Return every line below as is, leaving out the pictures.

^^^^

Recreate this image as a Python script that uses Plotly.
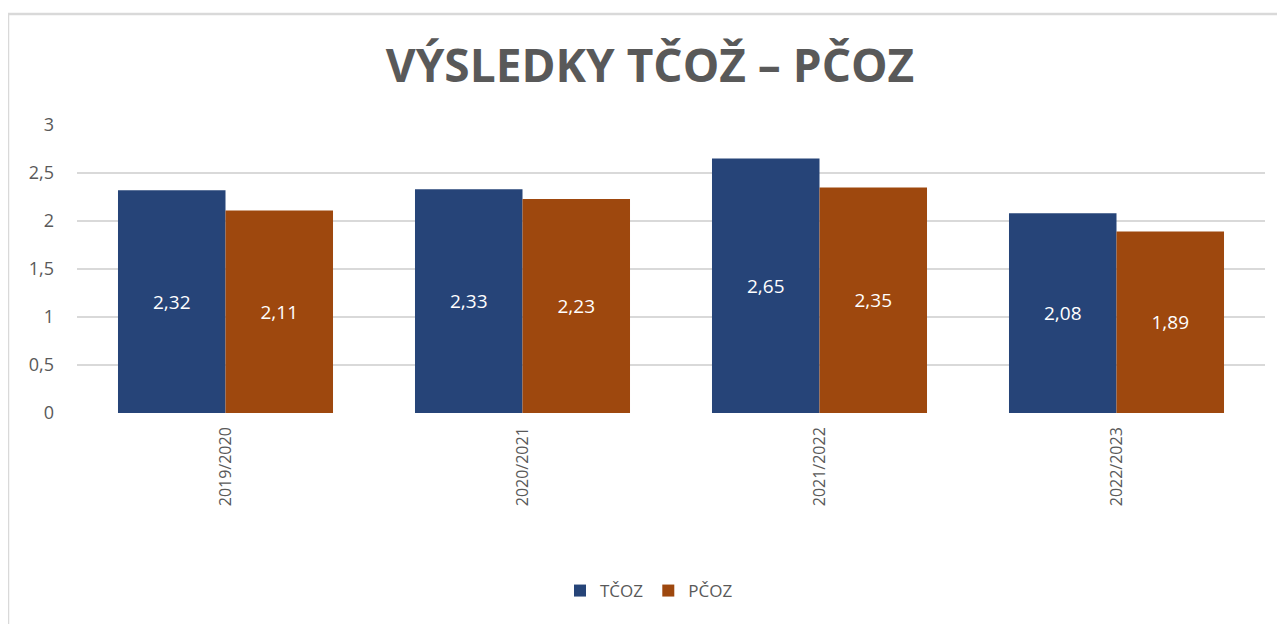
import plotly.graph_objects as go

categories = ["2019/2020", "2020/2021", "2021/2022", "2022/2023"]
tcoz = [2.32, 2.33, 2.65, 2.08]
pcoz = [2.11, 2.23, 2.35, 1.89]
series_names = ["TČOZ", "PČOZ"]
y_ticks = [0, 0.5, 1, 1.5, 2, 2.5, 3]

# the page body adds an 8px offset, so the figure is drawn 8px smaller and shifted
OFF = 8
W, H = 1285 - OFF, 624 - OFF
L, R, T, B = 77 - OFF, 20, 125 - OFF, 211
pw = W - L - R
ph = H - T - B

gray = "#595959"
font_family = "Open Sans, Liberation Sans, sans-serif"

fig = go.Figure()
for name, vals, color in [(series_names[0], tcoz, "#264478"), (series_names[1], pcoz, "#9E480E")]:
    fig.add_trace(go.Bar(
        x=categories, y=vals, name=name,
        marker=dict(color=color, line=dict(width=0)),
        texttemplate="%{y:.2f}", textposition="inside", insidetextanchor="middle",
        textangle=0,
        textfont=dict(color="white", size=19, family=font_family),
    ))

# outer chart border (left and top lines), positions in reference pixels
def px_x(v):
    return (v - OFF - L) / pw

def px_y(v):
    return (H - B - (v - OFF)) / ph

shapes = [
    dict(type="line", xref="paper", yref="paper", x0=px_x(8), x1=px_x(8), y0=px_y(14), y1=px_y(640),
         line=dict(color="#d9d9d9", width=2.5)),
    dict(type="line", xref="paper", yref="paper", x0=px_x(7), x1=px_x(1300), y0=px_y(14), y1=px_y(14),
         line=dict(color="#d9d9d9", width=2.5)),
]

fig.update_layout(
    width=W, height=H,
    margin=dict(l=L, r=R, t=T, b=B, pad=0),
    paper_bgcolor="white", plot_bgcolor="white",
    separators=", ",
    barmode="group", bargap=0.276, bargroupgap=0,
    title=dict(text="<b>VÝSLEDKY TČOŽ – PČOZ</b>", x=(650 - OFF) / W, xanchor="center",
               y=1 - (66 - OFF) / H, yanchor="middle", yref="container", xref="container",
               font=dict(size=46, color=gray, family=font_family)),
    xaxis=dict(tickangle=-90, tickfont=dict(size=16, color=gray, family=font_family),
               showgrid=False, showline=False, ticks="", ticklabelstandoff=10),
    yaxis=dict(range=[0, 3], tickvals=y_ticks, showgrid=True,
               gridcolor="#d9d9d9", gridwidth=2, zeroline=False, showline=False,
               tickfont=dict(size=18, color=gray, family=font_family), ticks="",
               ticklabelstandoff=22),
    legend=dict(orientation="h", x=(649 - OFF) / W, xanchor="center", xref="container",
                y=1 - (591 - OFF) / H, yanchor="middle", yref="container",
                font=dict(size=17, color=gray, family=font_family), itemwidth=30),
    shapes=shapes,
)

fig.write_html("out.html")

^^^^

### Result of the task:
Recreate this image as a Python script that uses Plotly.
import plotly.graph_objects as go

categories = ["2019/2020", "2020/2021", "2021/2022", "2022/2023"]
tcoz = [2.32, 2.33, 2.65, 2.08]
pcoz = [2.11, 2.23, 2.35, 1.89]
series_names = ["TČOZ", "PČOZ"]
y_ticks = [0, 0.5, 1, 1.5, 2, 2.5, 3]

# the page body adds an 8px offset, so the figure is drawn 8px smaller and shifted
OFF = 8
W, H = 1285 - OFF, 624 - OFF
L, R, T, B = 77 - OFF, 20, 125 - OFF, 211
pw = W - L - R
ph = H - T - B

gray = "#595959"
font_family = "Open Sans, Liberation Sans, sans-serif"

fig = go.Figure()
for name, vals, color in [(series_names[0], tcoz, "#264478"), (series_names[1], pcoz, "#9E480E")]:
    fig.add_trace(go.Bar(
        x=categories, y=vals, name=name,
        marker=dict(color=color, line=dict(width=0)),
        texttemplate="%{y:.2f}", textposition="inside", insidetextanchor="middle",
        textangle=0,
        textfont=dict(color="white", size=19, family=font_family),
    ))

# outer chart border (left and top lines), positions in reference pixels
def px_x(v):
    return (v - OFF - L) / pw

def px_y(v):
    return (H - B - (v - OFF)) / ph

shapes = [
    dict(type="line", xref="paper", yref="paper", x0=px_x(8), x1=px_x(8), y0=px_y(14), y1=px_y(640),
         line=dict(color="#d9d9d9", width=2.5)),
    dict(type="line", xref="paper", yref="paper", x0=px_x(7), x1=px_x(1300), y0=px_y(14), y1=px_y(14),
         line=dict(color="#d9d9d9", width=2.5)),
]

fig.update_layout(
    width=W, height=H,
    margin=dict(l=L, r=R, t=T, b=B, pad=0),
    paper_bgcolor="white", plot_bgcolor="white",
    separators=", ",
    barmode="group", bargap=0.276, bargroupgap=0,
    title=dict(text="<b>VÝSLEDKY TČOŽ – PČOZ</b>", x=(650 - OFF) / W, xanchor="center",
               y=1 - (66 - OFF) / H, yanchor="middle", yref="container", xref="container",
               font=dict(size=46, color=gray, family=font_family)),
    xaxis=dict(tickangle=-90, tickfont=dict(size=16, color=gray, family=font_family),
               showgrid=False, showline=False, ticks="", ticklabelstandoff=10),
    yaxis=dict(range=[0, 3], tickvals=y_ticks, showgrid=True,
               gridcolor="#d9d9d9", gridwidth=2, zeroline=False, showline=False,
               tickfont=dict(size=18, color=gray, family=font_family), ticks="",
               ticklabelstandoff=22),
    legend=dict(orientation="h", x=(649 - OFF) / W, xanchor="center", xref="container",
                y=1 - (591 - OFF) / H, yanchor="middle", yref="container",
                font=dict(size=17, color=gray, family=font_family), itemwidth=30),
    shapes=shapes,
)

fig.write_html("out.html")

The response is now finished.